Most mortgages allow you to overpay by up to 10% of the outstanding balance each year without incurring an ERC. However, if you exceed this allowance, the ERC may apply to the excess amount. Check your mortgage terms for the specific overpayment allowance and whether it resets on your mortgage anniversary or calendar year.

Compare the total cost of staying on your current deal until the ERC expires against the total cost of switching now, including the ERC and any remortgage fees. If the savings from the new lower rate over the comparison period exceed the cost of the ERC, it may be worth switching. A mortgage broker can run this calculation for you.

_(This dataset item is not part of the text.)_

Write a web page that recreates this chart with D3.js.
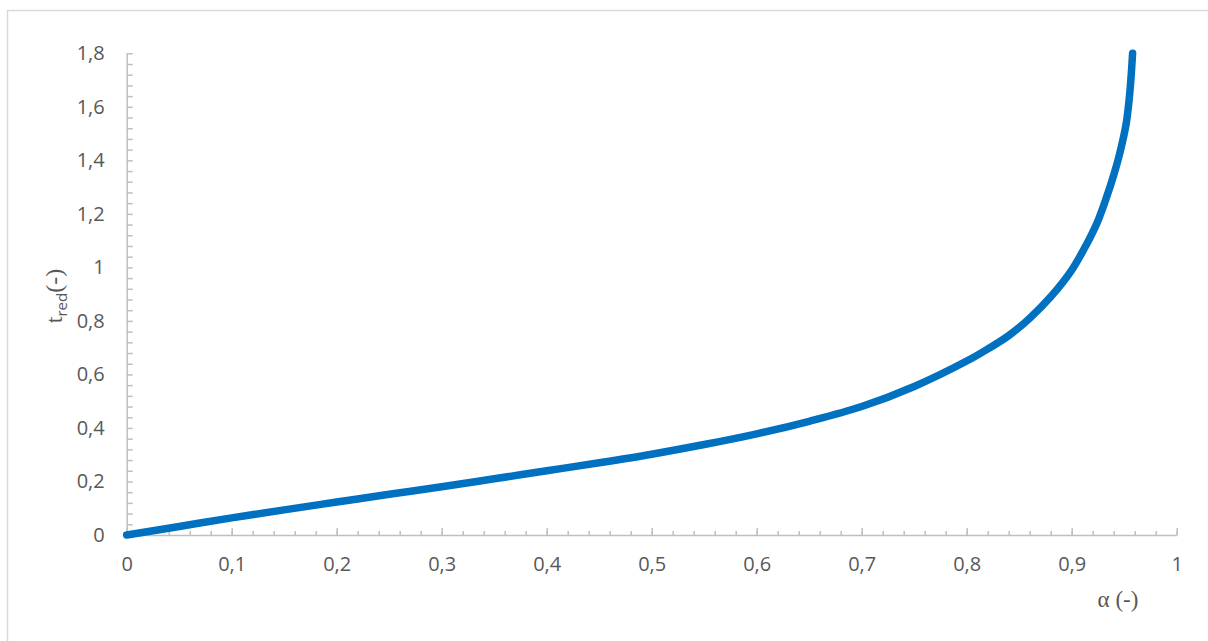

There is no general cooling-off period for ERCs on mortgages in the UK. The ERC applies from the start of your deal period as set out in your mortgage terms. However, some lenders allow a short window at the very end of the deal period where the ERC no longer applies. Check your specific mortgage terms for details.

ERCs are set out in your mortgage contract and lenders are generally not willing to reduce or waive them. However, in rare cases, such as financial hardship or as part of a complaint resolution, a lender might agree to reduce the charge. It is always worth asking, but do not rely on this as a strategy.

If you sell your property and repay your mortgage before the deal period ends, the ERC will typically apply. However, some mortgage products are portable, meaning you can transfer the deal to a new property without paying the ERC. Check whether your mortgage has a portability feature before making plans to sell.

Many mortgage products have ERCs that reduce each year throughout the deal period. For example, a five-year fix might have a 5% ERC in year one, dropping to 4% in year two, 3% in year three, and so on. However, some products have a flat ERC that remains the same throughout. Check your mortgage terms for the specific schedule.

Yes, the Financial Conduct Authority regulates mortgage lending in the UK, including the use of early repayment charges. The FCA requires that ERCs must be set out clearly in the mortgage terms, must be reasonable, and must be disclosed to borrowers before they commit to a mortgage product. If you believe an ERC is unfair, you can complain to your lender and escalate to the Financial Ombudsman Service.

No, you cannot typically remortgage part of your mortgage to avoid an ERC. When you remortgage to a new lender, the entire existing mortgage must be redeemed, which triggers the ERC on the full outstanding balance. The only way to partially reduce the balance without an ERC is through your annual overpayment allowance.

Mortgages without ERCs offer greater flexibility, allowing you to switch deals whenever better rates become available. However, they typically come with higher interest rates than comparable products with ERCs. Whether the flexibility is worth the higher rate depends on your circumstances and how likely you are to want to remortgage before the deal period ends.